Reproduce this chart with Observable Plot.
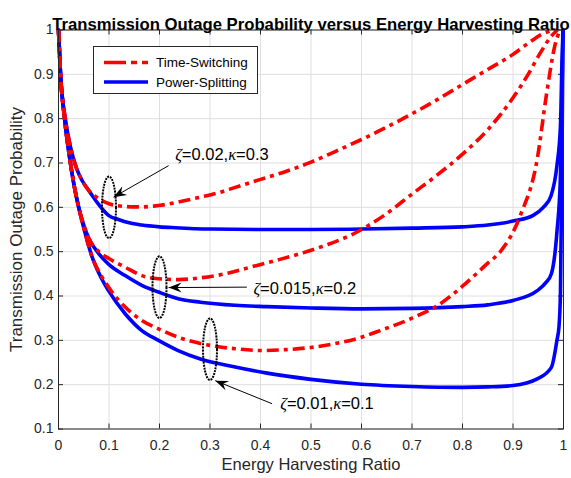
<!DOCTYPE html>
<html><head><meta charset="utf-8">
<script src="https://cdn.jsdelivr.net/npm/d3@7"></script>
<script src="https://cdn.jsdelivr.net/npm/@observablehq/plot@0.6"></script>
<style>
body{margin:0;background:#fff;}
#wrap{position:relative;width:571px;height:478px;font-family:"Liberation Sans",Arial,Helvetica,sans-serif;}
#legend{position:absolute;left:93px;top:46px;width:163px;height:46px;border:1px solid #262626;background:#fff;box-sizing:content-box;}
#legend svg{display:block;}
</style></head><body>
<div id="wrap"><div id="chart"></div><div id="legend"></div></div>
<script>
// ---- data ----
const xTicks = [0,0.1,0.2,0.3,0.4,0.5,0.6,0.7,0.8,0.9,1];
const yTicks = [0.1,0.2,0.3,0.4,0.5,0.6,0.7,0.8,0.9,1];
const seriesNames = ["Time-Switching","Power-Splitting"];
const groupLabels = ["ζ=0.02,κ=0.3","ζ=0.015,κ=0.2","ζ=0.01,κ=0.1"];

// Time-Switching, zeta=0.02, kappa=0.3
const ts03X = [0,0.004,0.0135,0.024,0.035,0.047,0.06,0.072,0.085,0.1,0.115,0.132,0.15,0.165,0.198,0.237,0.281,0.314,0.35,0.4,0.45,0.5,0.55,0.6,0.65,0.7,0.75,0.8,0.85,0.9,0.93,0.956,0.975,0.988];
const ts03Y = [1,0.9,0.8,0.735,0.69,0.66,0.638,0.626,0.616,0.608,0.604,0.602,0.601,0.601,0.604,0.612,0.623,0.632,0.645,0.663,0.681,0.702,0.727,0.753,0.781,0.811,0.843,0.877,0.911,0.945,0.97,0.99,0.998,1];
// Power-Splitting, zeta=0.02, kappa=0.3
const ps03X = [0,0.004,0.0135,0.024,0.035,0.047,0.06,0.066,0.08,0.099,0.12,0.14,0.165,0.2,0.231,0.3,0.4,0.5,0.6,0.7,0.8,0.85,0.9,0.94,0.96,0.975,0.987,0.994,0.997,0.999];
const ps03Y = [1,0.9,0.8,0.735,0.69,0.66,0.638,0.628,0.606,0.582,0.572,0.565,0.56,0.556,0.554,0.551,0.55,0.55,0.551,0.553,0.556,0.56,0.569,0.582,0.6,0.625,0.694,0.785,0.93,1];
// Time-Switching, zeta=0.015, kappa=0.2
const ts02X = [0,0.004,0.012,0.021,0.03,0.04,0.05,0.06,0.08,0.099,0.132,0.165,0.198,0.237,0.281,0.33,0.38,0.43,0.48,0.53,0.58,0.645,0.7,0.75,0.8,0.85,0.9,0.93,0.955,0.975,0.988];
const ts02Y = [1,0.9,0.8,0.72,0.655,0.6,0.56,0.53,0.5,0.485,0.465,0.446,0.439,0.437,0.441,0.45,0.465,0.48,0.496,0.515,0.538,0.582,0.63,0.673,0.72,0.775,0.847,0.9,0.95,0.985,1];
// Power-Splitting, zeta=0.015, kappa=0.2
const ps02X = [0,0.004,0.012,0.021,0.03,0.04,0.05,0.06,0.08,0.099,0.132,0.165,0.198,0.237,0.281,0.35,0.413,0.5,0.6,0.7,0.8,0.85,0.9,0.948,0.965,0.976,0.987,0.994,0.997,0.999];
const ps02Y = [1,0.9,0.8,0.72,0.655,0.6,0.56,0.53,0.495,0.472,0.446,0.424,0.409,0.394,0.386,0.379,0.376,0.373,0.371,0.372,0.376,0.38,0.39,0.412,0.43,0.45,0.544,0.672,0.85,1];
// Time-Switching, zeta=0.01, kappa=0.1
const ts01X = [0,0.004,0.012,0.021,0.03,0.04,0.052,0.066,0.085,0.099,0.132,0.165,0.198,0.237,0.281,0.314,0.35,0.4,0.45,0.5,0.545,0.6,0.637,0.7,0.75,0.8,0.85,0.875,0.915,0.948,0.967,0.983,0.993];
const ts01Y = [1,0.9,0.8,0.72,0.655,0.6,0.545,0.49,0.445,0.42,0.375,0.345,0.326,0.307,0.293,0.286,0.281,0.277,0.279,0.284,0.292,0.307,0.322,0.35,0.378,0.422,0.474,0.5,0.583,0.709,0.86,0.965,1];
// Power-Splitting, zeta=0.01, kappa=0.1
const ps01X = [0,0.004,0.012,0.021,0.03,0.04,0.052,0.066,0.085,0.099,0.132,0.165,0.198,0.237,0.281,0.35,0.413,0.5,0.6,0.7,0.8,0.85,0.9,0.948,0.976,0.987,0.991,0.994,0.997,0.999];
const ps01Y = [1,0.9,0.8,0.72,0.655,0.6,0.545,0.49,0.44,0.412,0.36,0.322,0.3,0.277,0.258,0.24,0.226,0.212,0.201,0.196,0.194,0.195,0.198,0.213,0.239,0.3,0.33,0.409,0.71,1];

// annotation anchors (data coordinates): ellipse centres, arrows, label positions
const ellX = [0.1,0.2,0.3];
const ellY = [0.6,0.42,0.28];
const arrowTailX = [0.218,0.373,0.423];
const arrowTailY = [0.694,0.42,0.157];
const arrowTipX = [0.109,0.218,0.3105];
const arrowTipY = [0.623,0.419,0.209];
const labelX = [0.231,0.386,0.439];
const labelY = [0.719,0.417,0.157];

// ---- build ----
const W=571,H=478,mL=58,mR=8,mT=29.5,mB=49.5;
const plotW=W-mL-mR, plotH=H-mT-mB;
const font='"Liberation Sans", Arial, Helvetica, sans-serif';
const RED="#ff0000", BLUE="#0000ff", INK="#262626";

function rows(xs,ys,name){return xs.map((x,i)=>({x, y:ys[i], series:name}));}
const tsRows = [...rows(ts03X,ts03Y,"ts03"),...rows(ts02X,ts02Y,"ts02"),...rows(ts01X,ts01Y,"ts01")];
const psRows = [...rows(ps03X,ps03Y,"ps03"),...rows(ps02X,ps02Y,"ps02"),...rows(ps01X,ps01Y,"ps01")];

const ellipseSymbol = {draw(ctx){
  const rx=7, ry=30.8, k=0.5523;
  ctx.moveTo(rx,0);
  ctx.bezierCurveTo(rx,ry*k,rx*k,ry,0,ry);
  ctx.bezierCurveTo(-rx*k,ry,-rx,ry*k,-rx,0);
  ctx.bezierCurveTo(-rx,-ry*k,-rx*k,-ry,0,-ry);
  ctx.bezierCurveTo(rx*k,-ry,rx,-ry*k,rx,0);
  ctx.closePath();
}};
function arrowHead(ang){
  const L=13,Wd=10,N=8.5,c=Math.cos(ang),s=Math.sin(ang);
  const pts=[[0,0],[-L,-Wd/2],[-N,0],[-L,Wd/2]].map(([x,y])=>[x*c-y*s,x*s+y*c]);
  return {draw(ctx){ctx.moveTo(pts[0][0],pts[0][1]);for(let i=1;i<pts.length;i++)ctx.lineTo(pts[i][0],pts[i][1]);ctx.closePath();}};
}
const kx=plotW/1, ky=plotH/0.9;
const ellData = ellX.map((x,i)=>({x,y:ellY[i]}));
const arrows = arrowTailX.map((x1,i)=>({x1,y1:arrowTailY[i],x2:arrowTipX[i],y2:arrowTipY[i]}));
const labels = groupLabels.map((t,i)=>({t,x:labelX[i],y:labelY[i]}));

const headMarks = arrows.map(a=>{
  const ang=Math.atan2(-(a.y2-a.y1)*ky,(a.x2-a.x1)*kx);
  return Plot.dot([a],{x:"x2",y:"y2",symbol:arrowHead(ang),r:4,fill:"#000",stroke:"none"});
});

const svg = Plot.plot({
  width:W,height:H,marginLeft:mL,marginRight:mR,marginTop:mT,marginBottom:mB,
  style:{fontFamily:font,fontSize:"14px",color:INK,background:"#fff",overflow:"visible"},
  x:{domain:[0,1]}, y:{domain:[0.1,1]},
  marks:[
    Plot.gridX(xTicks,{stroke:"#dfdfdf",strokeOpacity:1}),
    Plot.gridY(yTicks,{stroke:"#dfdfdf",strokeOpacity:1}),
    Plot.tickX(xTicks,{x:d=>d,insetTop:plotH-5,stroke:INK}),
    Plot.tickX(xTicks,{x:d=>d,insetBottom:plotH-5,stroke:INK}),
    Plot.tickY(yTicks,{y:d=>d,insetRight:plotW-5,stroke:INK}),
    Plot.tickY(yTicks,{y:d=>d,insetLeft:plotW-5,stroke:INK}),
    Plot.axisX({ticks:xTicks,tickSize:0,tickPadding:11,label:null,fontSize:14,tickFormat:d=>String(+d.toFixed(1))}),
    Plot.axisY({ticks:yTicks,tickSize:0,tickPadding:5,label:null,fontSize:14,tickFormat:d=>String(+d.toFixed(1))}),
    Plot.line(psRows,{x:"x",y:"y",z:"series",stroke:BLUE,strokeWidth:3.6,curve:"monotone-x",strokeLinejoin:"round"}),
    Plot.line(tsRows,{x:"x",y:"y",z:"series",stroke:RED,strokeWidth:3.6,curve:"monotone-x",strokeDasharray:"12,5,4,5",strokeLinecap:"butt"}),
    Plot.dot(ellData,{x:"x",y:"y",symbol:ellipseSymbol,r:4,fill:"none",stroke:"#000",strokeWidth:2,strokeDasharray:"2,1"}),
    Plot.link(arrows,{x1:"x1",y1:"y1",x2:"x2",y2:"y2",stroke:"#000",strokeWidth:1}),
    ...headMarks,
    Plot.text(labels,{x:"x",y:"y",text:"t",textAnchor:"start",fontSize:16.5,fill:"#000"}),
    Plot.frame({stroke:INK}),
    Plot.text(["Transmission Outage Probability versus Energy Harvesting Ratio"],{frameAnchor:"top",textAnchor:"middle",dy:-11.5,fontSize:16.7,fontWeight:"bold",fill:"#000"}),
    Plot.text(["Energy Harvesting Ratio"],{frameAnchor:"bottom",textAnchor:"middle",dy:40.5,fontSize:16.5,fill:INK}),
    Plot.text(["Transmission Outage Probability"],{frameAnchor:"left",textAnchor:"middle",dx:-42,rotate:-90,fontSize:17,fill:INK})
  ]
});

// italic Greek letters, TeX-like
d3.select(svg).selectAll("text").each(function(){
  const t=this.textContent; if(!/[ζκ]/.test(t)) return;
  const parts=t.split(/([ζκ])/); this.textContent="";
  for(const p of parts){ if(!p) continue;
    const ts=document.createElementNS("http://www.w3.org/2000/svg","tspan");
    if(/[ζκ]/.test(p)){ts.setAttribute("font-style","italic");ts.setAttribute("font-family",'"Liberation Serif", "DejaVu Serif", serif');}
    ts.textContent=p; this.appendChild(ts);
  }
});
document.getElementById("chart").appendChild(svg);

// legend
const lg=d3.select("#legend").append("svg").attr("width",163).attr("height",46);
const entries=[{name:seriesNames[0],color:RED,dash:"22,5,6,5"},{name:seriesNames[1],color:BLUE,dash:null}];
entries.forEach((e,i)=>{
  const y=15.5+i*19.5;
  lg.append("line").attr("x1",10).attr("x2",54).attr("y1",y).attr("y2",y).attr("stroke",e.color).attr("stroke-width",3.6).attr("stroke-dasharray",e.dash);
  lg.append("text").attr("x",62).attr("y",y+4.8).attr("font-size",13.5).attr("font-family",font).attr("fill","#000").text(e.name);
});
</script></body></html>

# # # # # # #

• _Your goal_: Examine the listing and say how many of its lines contain the string "this". Give the number alone.

• _Reply_: 4